== EXCERPTED RECORDS

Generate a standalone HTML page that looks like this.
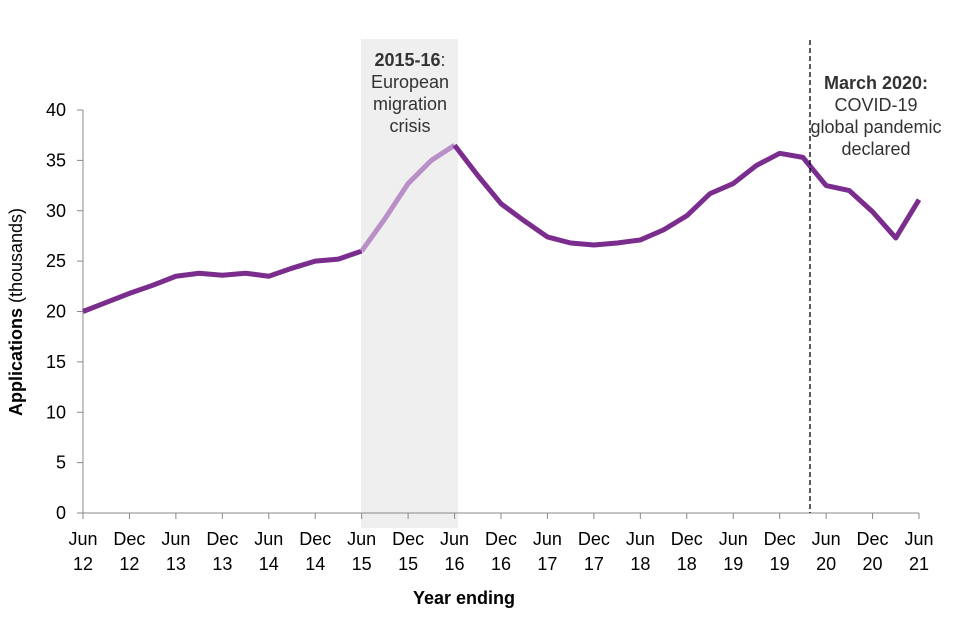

====
== EXCERPTED RECORDS

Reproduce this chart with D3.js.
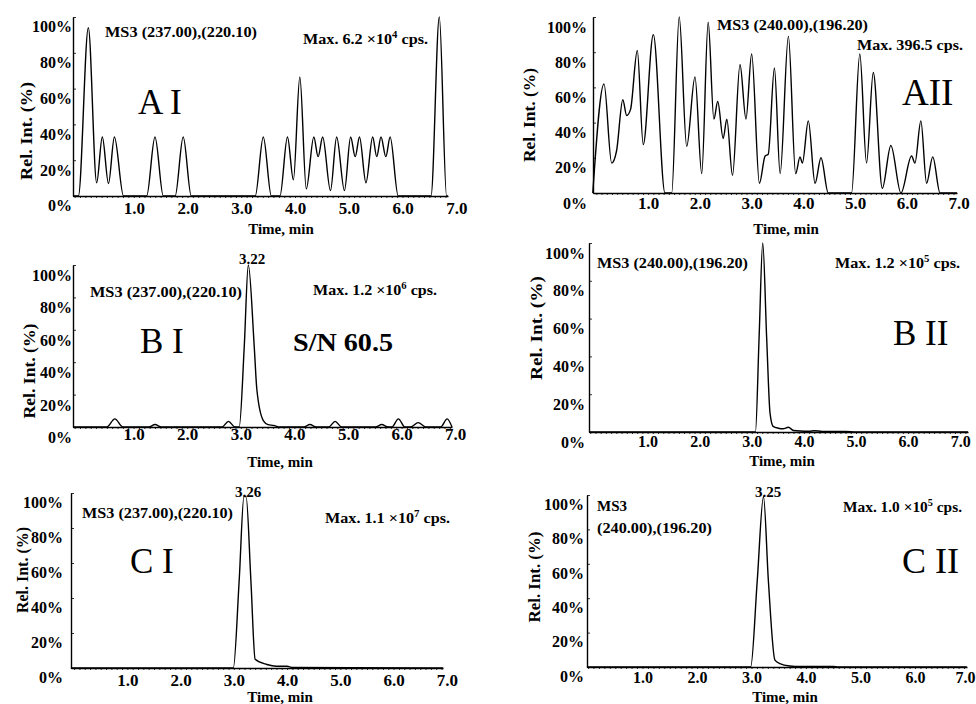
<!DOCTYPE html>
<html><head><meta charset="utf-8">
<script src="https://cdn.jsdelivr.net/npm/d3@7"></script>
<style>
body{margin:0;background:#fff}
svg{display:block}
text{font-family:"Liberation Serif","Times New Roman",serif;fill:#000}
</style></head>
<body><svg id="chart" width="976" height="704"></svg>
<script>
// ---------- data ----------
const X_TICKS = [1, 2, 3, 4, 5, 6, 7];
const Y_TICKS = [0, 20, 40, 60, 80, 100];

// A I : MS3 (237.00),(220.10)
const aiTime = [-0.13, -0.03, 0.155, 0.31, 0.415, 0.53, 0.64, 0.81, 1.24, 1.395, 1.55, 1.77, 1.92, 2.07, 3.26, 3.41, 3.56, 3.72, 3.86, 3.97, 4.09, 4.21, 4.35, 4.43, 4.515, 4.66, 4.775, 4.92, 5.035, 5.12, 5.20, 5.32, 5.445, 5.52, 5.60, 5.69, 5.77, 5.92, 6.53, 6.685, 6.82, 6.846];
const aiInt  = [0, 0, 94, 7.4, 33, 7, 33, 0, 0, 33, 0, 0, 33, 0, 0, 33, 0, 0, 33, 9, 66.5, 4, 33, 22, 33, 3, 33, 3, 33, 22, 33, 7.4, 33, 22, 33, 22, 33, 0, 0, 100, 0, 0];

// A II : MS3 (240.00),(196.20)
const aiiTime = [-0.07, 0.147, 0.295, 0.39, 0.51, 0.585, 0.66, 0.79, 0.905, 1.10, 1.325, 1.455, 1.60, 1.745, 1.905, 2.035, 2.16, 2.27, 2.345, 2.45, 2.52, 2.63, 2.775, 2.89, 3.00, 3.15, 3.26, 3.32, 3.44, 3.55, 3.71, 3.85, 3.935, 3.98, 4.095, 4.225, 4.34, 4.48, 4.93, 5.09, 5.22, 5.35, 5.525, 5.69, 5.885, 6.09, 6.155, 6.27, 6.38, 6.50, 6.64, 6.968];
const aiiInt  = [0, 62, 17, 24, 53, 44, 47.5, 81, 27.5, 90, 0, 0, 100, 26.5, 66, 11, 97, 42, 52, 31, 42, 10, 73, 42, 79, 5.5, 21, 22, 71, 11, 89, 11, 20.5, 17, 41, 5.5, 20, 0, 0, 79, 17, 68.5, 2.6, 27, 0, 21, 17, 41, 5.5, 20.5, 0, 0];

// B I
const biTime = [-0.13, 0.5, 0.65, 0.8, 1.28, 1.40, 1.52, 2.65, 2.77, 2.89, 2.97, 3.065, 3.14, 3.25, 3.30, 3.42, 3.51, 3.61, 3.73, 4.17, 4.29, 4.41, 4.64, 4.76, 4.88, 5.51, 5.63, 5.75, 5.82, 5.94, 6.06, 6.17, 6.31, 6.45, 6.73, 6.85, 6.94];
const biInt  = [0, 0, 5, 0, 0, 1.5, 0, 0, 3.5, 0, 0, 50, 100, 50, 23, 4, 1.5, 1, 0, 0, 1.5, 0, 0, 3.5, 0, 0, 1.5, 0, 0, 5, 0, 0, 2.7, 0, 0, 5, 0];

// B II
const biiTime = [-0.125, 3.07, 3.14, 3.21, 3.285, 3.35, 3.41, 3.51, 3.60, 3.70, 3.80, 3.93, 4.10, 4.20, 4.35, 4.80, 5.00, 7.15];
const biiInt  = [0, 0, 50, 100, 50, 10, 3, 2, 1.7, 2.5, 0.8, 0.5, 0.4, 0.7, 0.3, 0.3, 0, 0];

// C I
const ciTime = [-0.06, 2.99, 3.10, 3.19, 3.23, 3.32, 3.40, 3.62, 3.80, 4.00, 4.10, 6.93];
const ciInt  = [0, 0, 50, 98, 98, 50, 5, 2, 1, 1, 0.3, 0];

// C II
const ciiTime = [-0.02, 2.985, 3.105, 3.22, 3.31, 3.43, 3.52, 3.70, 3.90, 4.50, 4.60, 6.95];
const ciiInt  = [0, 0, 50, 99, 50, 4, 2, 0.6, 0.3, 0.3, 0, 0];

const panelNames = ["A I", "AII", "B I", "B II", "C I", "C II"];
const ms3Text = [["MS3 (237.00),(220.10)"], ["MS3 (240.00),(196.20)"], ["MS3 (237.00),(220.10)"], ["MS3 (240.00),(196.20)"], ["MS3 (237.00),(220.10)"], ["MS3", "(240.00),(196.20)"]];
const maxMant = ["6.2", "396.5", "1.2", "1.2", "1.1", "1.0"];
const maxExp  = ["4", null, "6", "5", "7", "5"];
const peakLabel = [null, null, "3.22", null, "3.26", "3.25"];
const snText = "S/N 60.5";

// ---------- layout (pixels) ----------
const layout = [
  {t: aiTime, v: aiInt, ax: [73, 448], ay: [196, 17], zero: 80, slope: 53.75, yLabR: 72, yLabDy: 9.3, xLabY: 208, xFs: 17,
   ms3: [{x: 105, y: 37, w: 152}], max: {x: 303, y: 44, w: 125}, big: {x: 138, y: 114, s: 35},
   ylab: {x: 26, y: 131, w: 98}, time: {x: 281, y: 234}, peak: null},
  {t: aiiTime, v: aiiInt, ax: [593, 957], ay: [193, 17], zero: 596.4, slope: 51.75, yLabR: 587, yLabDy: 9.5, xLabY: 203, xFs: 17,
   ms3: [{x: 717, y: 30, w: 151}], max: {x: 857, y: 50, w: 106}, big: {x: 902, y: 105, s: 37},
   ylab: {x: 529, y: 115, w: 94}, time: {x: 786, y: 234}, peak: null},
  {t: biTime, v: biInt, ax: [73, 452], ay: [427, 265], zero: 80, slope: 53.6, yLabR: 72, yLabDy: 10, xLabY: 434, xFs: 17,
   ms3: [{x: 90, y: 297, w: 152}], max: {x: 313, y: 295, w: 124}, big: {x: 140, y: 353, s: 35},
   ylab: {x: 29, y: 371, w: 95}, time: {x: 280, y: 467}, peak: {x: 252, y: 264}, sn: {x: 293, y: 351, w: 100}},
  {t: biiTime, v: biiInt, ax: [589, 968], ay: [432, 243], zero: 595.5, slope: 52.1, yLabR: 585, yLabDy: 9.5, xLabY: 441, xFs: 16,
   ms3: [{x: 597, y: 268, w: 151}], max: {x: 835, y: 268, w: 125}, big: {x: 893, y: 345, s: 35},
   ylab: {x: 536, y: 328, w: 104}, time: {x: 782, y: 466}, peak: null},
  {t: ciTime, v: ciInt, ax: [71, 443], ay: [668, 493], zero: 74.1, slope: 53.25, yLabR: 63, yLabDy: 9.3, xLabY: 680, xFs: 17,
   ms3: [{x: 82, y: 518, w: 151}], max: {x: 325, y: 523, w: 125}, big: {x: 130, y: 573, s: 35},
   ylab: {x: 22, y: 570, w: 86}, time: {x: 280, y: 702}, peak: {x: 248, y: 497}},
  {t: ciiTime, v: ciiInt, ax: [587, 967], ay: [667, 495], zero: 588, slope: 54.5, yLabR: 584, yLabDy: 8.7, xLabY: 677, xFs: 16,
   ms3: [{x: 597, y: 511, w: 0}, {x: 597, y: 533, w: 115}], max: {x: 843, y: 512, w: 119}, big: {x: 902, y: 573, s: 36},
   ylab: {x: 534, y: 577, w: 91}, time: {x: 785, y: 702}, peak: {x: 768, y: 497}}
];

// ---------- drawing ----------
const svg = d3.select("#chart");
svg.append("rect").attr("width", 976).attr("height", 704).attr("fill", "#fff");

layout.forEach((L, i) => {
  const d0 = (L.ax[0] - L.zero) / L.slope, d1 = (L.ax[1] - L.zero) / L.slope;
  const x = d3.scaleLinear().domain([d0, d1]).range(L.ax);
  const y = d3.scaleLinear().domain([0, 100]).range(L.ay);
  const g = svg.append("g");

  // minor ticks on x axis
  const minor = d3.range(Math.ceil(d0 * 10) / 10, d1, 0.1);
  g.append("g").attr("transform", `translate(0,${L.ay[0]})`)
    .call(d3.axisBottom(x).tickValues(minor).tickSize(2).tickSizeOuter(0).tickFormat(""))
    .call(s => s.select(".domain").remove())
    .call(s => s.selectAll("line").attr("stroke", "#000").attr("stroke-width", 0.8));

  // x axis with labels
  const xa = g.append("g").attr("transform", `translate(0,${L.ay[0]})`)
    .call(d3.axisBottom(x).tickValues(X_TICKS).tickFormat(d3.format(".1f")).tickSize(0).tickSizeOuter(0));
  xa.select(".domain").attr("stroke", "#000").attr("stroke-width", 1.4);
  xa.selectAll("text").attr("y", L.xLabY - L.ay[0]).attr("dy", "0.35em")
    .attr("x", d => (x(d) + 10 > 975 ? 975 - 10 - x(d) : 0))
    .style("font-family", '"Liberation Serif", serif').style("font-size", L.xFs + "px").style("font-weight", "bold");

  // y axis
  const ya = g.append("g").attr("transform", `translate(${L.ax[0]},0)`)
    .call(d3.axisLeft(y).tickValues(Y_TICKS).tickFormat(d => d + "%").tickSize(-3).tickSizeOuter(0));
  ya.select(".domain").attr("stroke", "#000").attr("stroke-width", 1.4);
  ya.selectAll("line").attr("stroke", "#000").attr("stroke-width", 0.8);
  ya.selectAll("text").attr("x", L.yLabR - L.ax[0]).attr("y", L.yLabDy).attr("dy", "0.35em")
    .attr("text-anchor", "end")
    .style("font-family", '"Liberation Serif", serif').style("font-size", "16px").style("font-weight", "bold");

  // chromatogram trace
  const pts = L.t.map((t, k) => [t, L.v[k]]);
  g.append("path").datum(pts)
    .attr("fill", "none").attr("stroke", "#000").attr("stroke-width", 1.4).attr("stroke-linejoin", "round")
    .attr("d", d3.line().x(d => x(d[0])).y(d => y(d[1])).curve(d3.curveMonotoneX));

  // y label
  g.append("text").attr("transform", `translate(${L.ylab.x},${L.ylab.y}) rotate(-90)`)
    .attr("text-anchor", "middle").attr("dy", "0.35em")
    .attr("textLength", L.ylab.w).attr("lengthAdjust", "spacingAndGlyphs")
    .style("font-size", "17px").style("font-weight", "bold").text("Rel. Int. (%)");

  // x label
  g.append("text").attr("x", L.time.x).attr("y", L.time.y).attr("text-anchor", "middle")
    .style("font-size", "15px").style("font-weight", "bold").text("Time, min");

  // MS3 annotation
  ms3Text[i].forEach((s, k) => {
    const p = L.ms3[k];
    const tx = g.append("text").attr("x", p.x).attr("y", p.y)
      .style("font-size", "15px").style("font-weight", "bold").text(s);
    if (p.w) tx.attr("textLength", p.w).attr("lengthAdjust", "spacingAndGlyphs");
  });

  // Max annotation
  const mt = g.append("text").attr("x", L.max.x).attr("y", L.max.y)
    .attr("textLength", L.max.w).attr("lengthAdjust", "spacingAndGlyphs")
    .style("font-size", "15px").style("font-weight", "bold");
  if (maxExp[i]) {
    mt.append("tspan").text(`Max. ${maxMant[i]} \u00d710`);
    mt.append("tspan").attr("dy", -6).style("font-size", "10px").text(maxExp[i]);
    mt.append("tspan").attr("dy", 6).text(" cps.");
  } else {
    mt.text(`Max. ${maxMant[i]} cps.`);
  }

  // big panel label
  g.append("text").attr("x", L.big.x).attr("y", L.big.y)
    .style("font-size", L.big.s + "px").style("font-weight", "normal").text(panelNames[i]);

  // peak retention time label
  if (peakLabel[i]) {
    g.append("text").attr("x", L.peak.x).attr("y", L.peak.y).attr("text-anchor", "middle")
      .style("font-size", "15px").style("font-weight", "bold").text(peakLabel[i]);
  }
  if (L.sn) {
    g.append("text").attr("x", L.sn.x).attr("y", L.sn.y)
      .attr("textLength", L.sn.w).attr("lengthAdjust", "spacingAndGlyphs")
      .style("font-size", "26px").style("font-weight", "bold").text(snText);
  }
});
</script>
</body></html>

====

Extract, without any images, the part of the material above that opens with the line containing "Reproduce this chart with D3.js." and closes with the line containing "const Y_TICKS = [0, 20, 40, 60, 80, 100];", both lines included.

TASK OUTPUT
Reproduce this chart with D3.js.
<!DOCTYPE html>
<html><head><meta charset="utf-8">
<script src="https://cdn.jsdelivr.net/npm/d3@7"></script>
<style>
body{margin:0;background:#fff}
svg{display:block}
text{font-family:"Liberation Serif","Times New Roman",serif;fill:#000}
</style></head>
<body><svg id="chart" width="976" height="704"></svg>
<script>
// ---------- data ----------
const X_TICKS = [1, 2, 3, 4, 5, 6, 7];
const Y_TICKS = [0, 20, 40, 60, 80, 100];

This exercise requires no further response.